En outre, devant les tentatives d'Israël - brouillées par des "intrigues politiques et impérialistes" - de renouer des contacts avec les Arabes pour "retrouver sa terre et ses racines", Leyvraz écrit :

‘"On ne cesse d'incriminer les Juifs comme ploutocrates ou révolutionnaires. Question : sont-ils seuls à manoeuvrer les puissances d'argent ou celles de la révolte ? - Que du moins nous sachions les reconnaître sous cet aspect qui nous est familier : patriotes, paysans, défenseurs de leur vieille terre2070 !"’

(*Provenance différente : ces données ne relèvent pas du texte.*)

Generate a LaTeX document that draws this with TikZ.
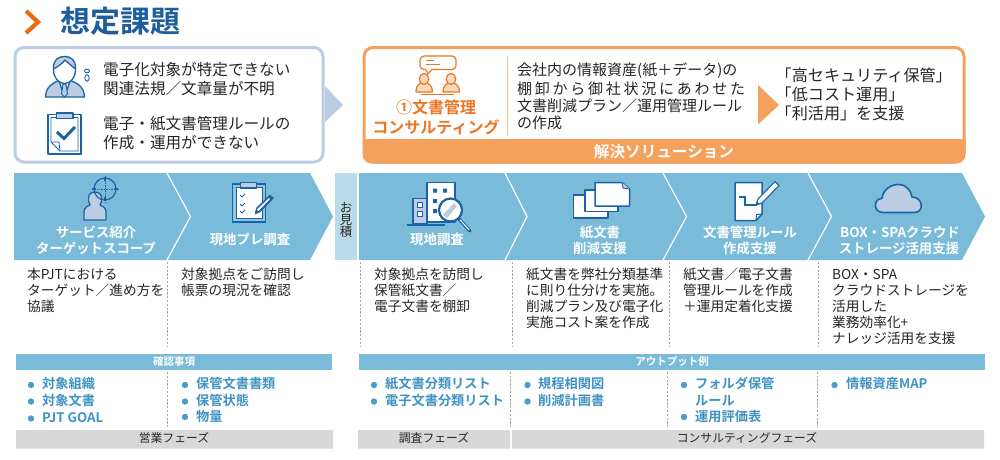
\documentclass[tikz,border=0pt]{standalone}
\usepackage{fontspec}
\setmainfont{Noto Sans CJK JP}[BoldFont={* Bold}]
\definecolor{band}{HTML}{7ABBD9}
\definecolor{bandlight}{HTML}{BADBE9}
\definecolor{icon}{HTML}{1C63A5}
\definecolor{iconfill}{HTML}{BCCDE3}
\definecolor{titleblue}{HTML}{1F5E9C}
\definecolor{orangeline}{HTML}{F4A15D}
\definecolor{orangetext}{HTML}{EE7426}
\definecolor{orangefill}{HTML}{FAD9BC}
\definecolor{chev}{HTML}{EA6A10}
\definecolor{dot}{HTML}{4A9CC9}
\definecolor{listblue}{HTML}{3F93C3}
\definecolor{greybar}{HTML}{D8D8D8}
\definecolor{ink}{HTML}{262626}
\newcommand{\fz}[1]{\fontsize{#1}{#1}\selectfont}
\tikzset{
 txt/.style={inner sep=0pt,text=ink},
 sz/.style={font=\fz{#1},text height=.86*#1 pt,text depth=.14*#1 pt},
 szb/.style={font=\fz{#1}\bfseries,text height=.86*#1 pt,text depth=.14*#1 pt},
 body/.style={txt,anchor=west,sz=15.6},
 plan/.style={txt,anchor=west,sz=15},
 rlabel/.style={txt,anchor=west,sz=16.1},
 desc/.style={txt,anchor=west,sz=13.7},
 head/.style={txt,text=white,szb=13.4},
 barlabel/.style={txt,text=white,szb=10.5},
 phase/.style={txt,sz=11.8},
 item/.style={txt,anchor=west,text=listblue,szb=13.2},
 est/.style={txt,sz=12.5},
 ico/.style={draw=icon,line width=1.3pt,line join=round},
 icow/.style={ico,fill=white},
 icof/.style={ico,fill=iconfill},
 oico/.style={draw=orangetext,line width=1.2pt,line join=round},
 divider/.style={draw=gray!70,line width=.9pt,dash pattern=on 2.2pt off 1.6pt},
 sep/.style={draw=white,line width=1.2pt},
}
\begin{document}
\begin{tikzpicture}[x=1pt,y=-1pt]
\useasboundingbox[fill=white] (0,0) rectangle (1000,459);
% title
\draw[chev,line width=4.2pt] (26,11) -- (38,22) -- (26,33);
\node[txt,text=titleblue,anchor=west,szb=30] (title) at (60,21.5) {想定課題};
% problem box
\fill[iconfill] (325,86) -- (343,105) -- (325,122) -- cycle;
\draw[iconfill,line width=3pt,rounded corners=9pt,fill=white] (15,47.5) rectangle (323,162);
\node[body] (p1) at (103,70) {電子化対象が特定できない};
\node[body] (p2) at (103,89) {関連法規／文章量が不明};
\node[body] (p3) at (103,124) {電子・紙文書管理ルールの};
\node[body] (p4) at (103,143) {作成・運用ができない};
% person icon
\draw[icof] (45.5,97) .. controls (46,86) and (53,83) .. (60,80) -- (69,80) .. controls (77,83) and (84,86) .. (84.5,97) -- cycle;
\draw[icow] (59,81) -- (64.5,97) -- (70,81) -- cycle;
\draw[icof,line width=1pt] (63,84) -- (66,84) -- (67.5,94) -- (64.5,97) -- (61.5,94) -- cycle;
\draw[icow] (64.5,70) ellipse [x radius=11,y radius=13.5];
\draw[icof] (53.5,69) .. controls (53,60) and (58,56.5) .. (64.5,56.5) .. controls (71,56.5) and (76,60) .. (75.5,69) .. controls (72,66) and (68,63) .. (65,60) .. controls (62,64) and (57,67) .. (53.5,69) -- cycle;
\draw[icon,line width=.9pt] (87,71) ellipse [x radius=2.5,y radius=1.8];
\draw[icon,line width=.9pt] (87,78) ellipse [x radius=2.2,y radius=3.2];
% clipboard icon
\draw[ico,line width=1.5pt,fill=white] (48,114.5) rectangle (81,154);
\draw[draw=icon,line width=.8pt] (51,117.5) -- (78,117.5) -- (78,151) -- (60,151) -- (51,142) -- cycle;
\draw[icon,line width=.8pt] (51,142) -- (59,142) -- (60,151);
\draw[icof] (56.5,113) rectangle (73,118.5);
\draw[icon,line width=3pt] (57,132) -- (64,138.5) -- (75,127);
% solution box
\fill[white] (364,47.5) [rounded corners=9pt] rectangle (964,162);
\begin{scope}
\clip[rounded corners=9pt] (362.5,46) rectangle (965.5,163.5);
\fill[orangeline] (362.5,139) rectangle (965.5,163.5);
\end{scope}
\draw[orangeline,line width=3pt,rounded corners=9pt] (364,47.5) rectangle (964,162);
\node[txt,text=white,szb=15.6] (sol) at (664,151.5) {解決ソリューション};
\draw[orangeline!70,line width=.9pt] (507,56) -- (507,136);
\node[txt,text=orangetext,szb=16] (c1) at (436,108) {①文書管理};
\node[txt,text=orangetext,szb=16] (c2) at (436,128) {コンサルティング};
% consulting icon
\draw[oico,rounded corners=4pt] (420,56) rectangle (456,69.5);
\fill[white] (426,68) rectangle (432,71);
\draw[oico] (426,69.5) -- (428,74) -- (432,69.5);
\draw[oico,line width=.9pt] (426,60) -- (434,60) (426,64) -- (440,64);
\draw[oico,fill=orangefill] (416,92) .. controls (416,84) and (420,83) .. (424,83) .. controls (429,83) and (432,85) .. (432.5,92) -- cycle;
\draw[oico,fill=orangefill] (424,79) ellipse [x radius=4.8,y radius=5.5];
\draw[oico,fill=orangefill] (443,92) .. controls (443,85) and (447,83) .. (451,83) .. controls (455,83) and (459,84) .. (459.5,92) -- cycle;
\draw[oico,fill=orangefill] (451,79) ellipse [x radius=4.8,y radius=5.5];
\draw[oico] (421,94.5) -- (454,94.5);
% solution texts
\node[plan] (s1) at (517,70) {会社内の情報資産(紙＋データ)の};
\node[plan] (s2) at (517,89) {\makebox[228pt][s]{棚\hfill 卸\hfill か\hfill ら\hfill 御\hfill 社\hfill 状\hfill 況\hfill に\hfill あ\hfill わ\hfill せ\hfill た}};
\node[plan] (s3) at (517,106.5) {文書削減プラン／運用管理ルール};
\node[plan] (s4) at (517,123) {の作成};
\fill[orangeline] (758,85) -- (779,105) -- (758,124.5) -- cycle;
\node[rlabel] (r1) at (775.5,76) {「高セキュリティ保管」};
\node[rlabel] (r2) at (775.5,95) {「低コスト運用」};
\node[rlabel] (r3) at (775.5,114) {「利活用」を支援};
% chevron bands
\fill[band] (14,173) -- (310,173) -- (333,216.5) -- (310,260) -- (14,260) -- cycle;
\fill[bandlight] (335,173) rectangle (357,260);
\fill[band] (359,173) -- (962,173) -- (985,216.5) -- (962,260) -- (359,260) -- cycle;
\draw[sep] (167,173) -- (190.5,216.5) -- (167,260);
\draw[sep] (505,173) -- (527,216.5) -- (505,260);
\draw[sep] (663,173) -- (686.5,216.5) -- (663,260);
\draw[sep] (808,173) -- (831.5,216.5) -- (808,260);
% chevron labels
\node[head] (h1a) at (96,233) {サービス紹介};
\node[head] (h1b) at (96,249) {ターゲットスコープ};
\node[head] (h2) at (250,240) {現地プレ調査};
\node[est] (est1) at (346,208) {お};
\node[est] (est2) at (346,220) {見};
\node[est] (est3) at (346,232) {積};
\node[head] (h3) at (437,240) {現地調査};
\node[head] (h4a) at (600,233) {紙文書};
\node[head] (h4b) at (600,249) {削減支援};
\node[head] (h5a) at (750,233) {文書管理ルール};
\node[head] (h5b) at (750,249) {作成支援};
\node[head] (h6a) at (900,233) {BOX・SPAクラウド};
\node[head] (h6b) at (899,249) {ストレージ活用支援};
% icon: target person
\draw[icof] (84,220) -- (84,212) .. controls (84,207) and (88,206) .. (90,205) .. controls (86,196) and (90,192) .. (95,192) .. controls (101,192) and (104,197) .. (100,205) .. controls (103,206) and (106,208) .. (106,212) -- (106,220) -- cycle;
\draw[icon,line width=1.2pt] (105,189) circle (11);
\draw[icon,line width=.7pt,densely dotted] (92,189) -- (118,189) (105,176) -- (105,202);
\draw[icon,line width=1.1pt] (92,189) -- (96,189) (114,189) -- (118,189) (105,177) -- (105,181) (105,197) -- (105,201);
% icon: clipboard pencil
\draw[ico,line width=1.6pt,fill=band!85!white] (232.5,184) rectangle (265.5,222);
\draw[draw=icon,fill=white,line width=.9pt] (236,187) rectangle (262,218.5);
\draw[icof] (240.5,182.5) rectangle (256.5,188);
\draw[icon,line width=1pt] (240,195) -- (242,197) -- (245,194) (240,204) -- (242,206) -- (245,203) (240,211) -- (242,213) -- (245,210);
\draw[icow,fill=icon,line width=.6pt] (255,214) -- (256.5,208) -- (270,195) -- (273.5,198) -- (260,212) -- cycle;
\fill[white] (257,209.5) -- (258.5,211) -- (270,199) -- (269,198) -- cycle;
% icon: building + lens
\draw[icow,line width=1.4pt] (427,182.5) rectangle (455,222);
\draw[icof] (413,198.5) rectangle (427,224);
\draw[icow,line width=.9pt] (417,202) rectangle (422,207);
\draw[icow,line width=.9pt] (417,211) rectangle (422,216);
\fill[icon] (433,188.5) rectangle (437,192.5) (443,188.5) rectangle (447,192.5) (433,199) rectangle (437,203) (433,209) rectangle (437,213);
\draw[icon,line width=2pt] (407,225) -- (445,225);
\draw[icon,line width=3.4pt,line cap=round] (459,219) -- (470,231);
\draw[white,line width=1pt] (460,219.8) -- (469.2,230);
\draw[icof,line width=2.2pt,fill=white] (450.5,210) circle (11.5);
\draw[draw=none,fill=iconfill] (443,215) -- (454,203) -- (457,206) -- (447,218) -- cycle;
% icon: papers
\draw[icow,line width=1.5pt] (573.5,195) rectangle (608,218);
\draw[icow,line width=1.5pt] (585,190) rectangle (618,211.5);
\draw[icow,line width=1.5pt] (595,182.5) -- (622,182.5) -- (629.5,189) -- (629.5,206) -- (595,206) -- cycle;
\draw[icon,fill=iconfill,line width=.9pt] (622,182.5) -- (623,188) -- (629.5,189);
% icon: document + pen
\draw[icow,line width=1.5pt] (735,182.5) -- (762,182.5) -- (762,214) -- (756,220.5) -- (735,220.5) -- cycle;
\draw[icon,line width=1pt] (756,220.5) -- (756.5,214.5) -- (762,214);
\draw[icon,line width=1.2pt] (739,197) -- (745,197) -- (745,205) -- (757,205);
\draw[icow,line width=1.1pt] (756,205) -- (758,199) -- (775,181.5) -- (779,185.5) -- (762,203) -- cycle;
\fill[icon] (756,205) -- (757,201.5) -- (759.5,204) -- cycle;
% icon: cloud
\draw[icof,line width=1.6pt] (883,212.5) .. controls (873,212.5) and (873,198.5) .. (882,198.5) .. controls (883,189) and (892,184) .. (899,184.5) .. controls (907,185) and (911,191) .. (912,197) .. controls (923,197) and (925,212.5) .. (914,212.5) -- cycle;
% description columns
\node[desc] (d1a) at (27,275) {本PJTにおける};
\node[desc] (d1b) at (27,291) {ターゲット／進め方を};
\node[desc] (d1c) at (27,307) {協議};
\node[desc] (d2a) at (181,275) {対象拠点をご訪問し};
\node[desc] (d2b) at (181,291) {帳票の現況を確認};
\node[desc] (d3a) at (374,275) {対象拠点を訪問し};
\node[desc] (d3b) at (374,291) {保管紙文書／};
\node[desc] (d3c) at (374,307) {電子文書を棚卸};
\node[desc] (d4a) at (526,275) {紙文書を弊社分類基準};
\node[desc] (d4b) at (526,291) {に則り仕分けを実施。};
\node[desc] (d4c) at (526,307) {削減プラン及び電子化};
\node[desc] (d4d) at (526,323) {実施コスト案を作成};
\node[desc] (d5a) at (683,275) {紙文書／電子文書};
\node[desc] (d5b) at (683,291) {管理ルールを作成};
\node[desc] (d5c) at (683,307) {＋運用定着化支援};
\node[desc] (d6a) at (832,275) {BOX・SPA};
\node[desc] (d6b) at (832,291) {クラウドストレージを};
\node[desc] (d6c) at (832,307) {活用した};
\node[desc] (d6d) at (832,323) {業務効率化+};
\node[desc] (d6e) at (832,339) {ナレッジ活用を支援};
% dividers
\draw[divider] (167.5,262) -- (167.5,347) (167.5,372) -- (167.5,429);
\draw[divider] (360,262) -- (360,347);
\draw[divider] (512,262) -- (512,347) (510.5,372) -- (510.5,429);
\draw[divider] (669.5,262) -- (669.5,347) (667,372) -- (667,429);
\draw[divider] (818,262) -- (818,347) (817,372) -- (817,429);
% header bars
\fill[band] (15.5,353.5) rectangle (332,370);
\fill[band] (359,353.5) rectangle (985,370);
\node[barlabel] (b1) at (174,361.5) {確認事項};
\node[barlabel] (b2) at (672,361.5) {アウトプット例};
% bullet lists
\fill[dot] (31,385) circle (3.2) (31,401.5) circle (3.2) (31,418.5) circle (3.2)
 (185,385) circle (3.2) (185,401.5) circle (3.2) (185,417) circle (3.2)
 (374,385) circle (3.2) (374,401.5) circle (3.2)
 (527.5,385) circle (3.2) (527.5,401.5) circle (3.2)
 (684,385) circle (3.2) (684,417) circle (3.2)
 (834.5,385) circle (3.2);
\node[item] (i1) at (42,384) {対象組織};
\node[item] (i2) at (42,401) {対象文書};
\node[item] (i3) at (42,418) {PJT GOAL};
\node[item] (i4) at (196,384) {保管文書書類};
\node[item] (i5) at (196,401) {保管状態};
\node[item] (i6) at (196,417) {物量};
\node[item] (i7) at (385,384) {紙文書分類リスト};
\node[item] (i8) at (385,401) {電子文書分類リスト};
\node[item] (i9) at (538,384) {規程相関図};
\node[item] (i10) at (538,401) {削減計画書};
\node[item] (i11) at (695,384) {フォルダ保管};
\node[item] (i12) at (695,401) {ルール};
\node[item] (i13) at (695,417) {運用評価表};
\node[item] (i14) at (846,384) {情報資産MAP};
% phase bars
\fill[greybar] (16,430) rectangle (333,448.5) (358,430) rectangle (510,448.5) (512,430) rectangle (984,448.5);
\node[phase] (f1) at (174,438.5) {営業フェーズ};
\node[phase] (f2) at (434,438.5) {調査フェーズ};
\node[phase] (f3) at (747,438.5) {コンサルティングフェーズ};
\end{tikzpicture}
\end{document}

En ce qui concerne les fronts d'extrême-droite qui sévissaient en Suisse, Leyvraz constate que, durant la guerre, ils ‘"sont devenus les valets de l'étranger, et de quel étranger ! à l'heure même du plus grand péril ... C'est que leur patriotisme était "soufflé" : ce n'était point l'amour vrai de la Suisse, mais une enflure idéologique ou verbale. Ces prophètes du "pays réel" étaient à mille lieues des réalités helvétiques et l'on a pu voir, il faut le dire, des hommes de "gauche", socialistes ou syndicalistes, qu'ils accusaient de saboter la patrie, donner l'exemple d'un attachement véridique à notre sol et à nos libertés. Il faut se rappeler le climat créé, en Suisse romande, par certains grands hebdomadaires français, Gringoire en tête, tout férus d' "aligne-ment", et qui, sous l'enseigne trompeuse de l'anticommunisme, et même de la "défense chrétienne", parvenaient à porter le trouble jusque dans les consciences les mieux disposées ... Le clinquant totalitaire a été pour beaucoup le miroir aux alouettes2071".’ En ce qui concerne Oltramare, Leyvraz confessera : ‘"(...) M. Nicole ne manquera pas de nous rappeler que nous nous sommes nous même trompé sur Georges Oltramare, avant la guerre. - Nous l'admettons sans détour. Tout en répudiant son hyper-nationalisme et ses singeries fascistes, nous avons pu croire, au début de son action, qu'il était sincère sur quelques points. - C'était une illusion, et nous acceptons le blâme2072."’ En novembre 1947, le leader de l'ancienne Union nationale passe devant les Tribunaux helvétiques. Leyvraz montre, une nouvelle fois, qu'il tient à établir une distinction entre les erreurs et les hommes; il déclare n'avoir trouvé en Oltramare ‘"ni méchanceté foncière, ni mesquinerie, [et l'avoir] vu capable de bonté, d'impulsions généreuses".’ Grisé par trop d'admirateurs, le séduisant homme de théâtre devint un ‘"faux extrémiste, un faux fanatique, un "roseau peint en fer" [qui tomba bientôt] dans les pièges des idéologies en vogue, le fascisme puis l'hitlérisme (...)"’. Ayant entendu dire qu'Oltramare était désormais une "épave", Leyvraz tient à ouvrir un espace qui fasse échec à une condamnation morale sans appel :

‘"Il est heureusement d'autres voies par lesquelles un homme peut se libérer de son passé, et retrouver dans la vérité une vie renouvelée. Le monde actuel ne cesse de nous donner le spectacle des pires égarements idéologiques, politiques et moraux. Ceux-là même qui se dressent aujourd'hui le plus violemment contre Oltramare sont les agents d'une autre tyrannie totalitaire dont ils cautionnent ouvertement les abominables forfaits. (...) Souhaitons que notre peuple, redonnant une sève nouvelle à ses traditions chrétiennes, fasse spontanément justice de TOUTES les mauvaises aventures idéologiques et politiques, qu'il résiste vigoureusement à TOUTES les entreprises de division et de corrosion2073."’

Notes
2068.

"La succession de Franco". Courrier de Genève, 22 décembre 1945.

2069.

"Fabricant de catéchisme". Courrier de Genève, 19 décembre 1945.

2070.

"Six millions de tués". Courrier de Genève, 28-29 juillet 1946.

2071.

"Nationalisme et patriotisme". Courrier de Genève, 6 janvier 1946.

2072.

"Le cas de Georges Oltramare". Courrier de Genève, 26 avril 1946.

2073.

"Après le verdict de Lausanne". Courrier de Genève, 15 novembre 1947.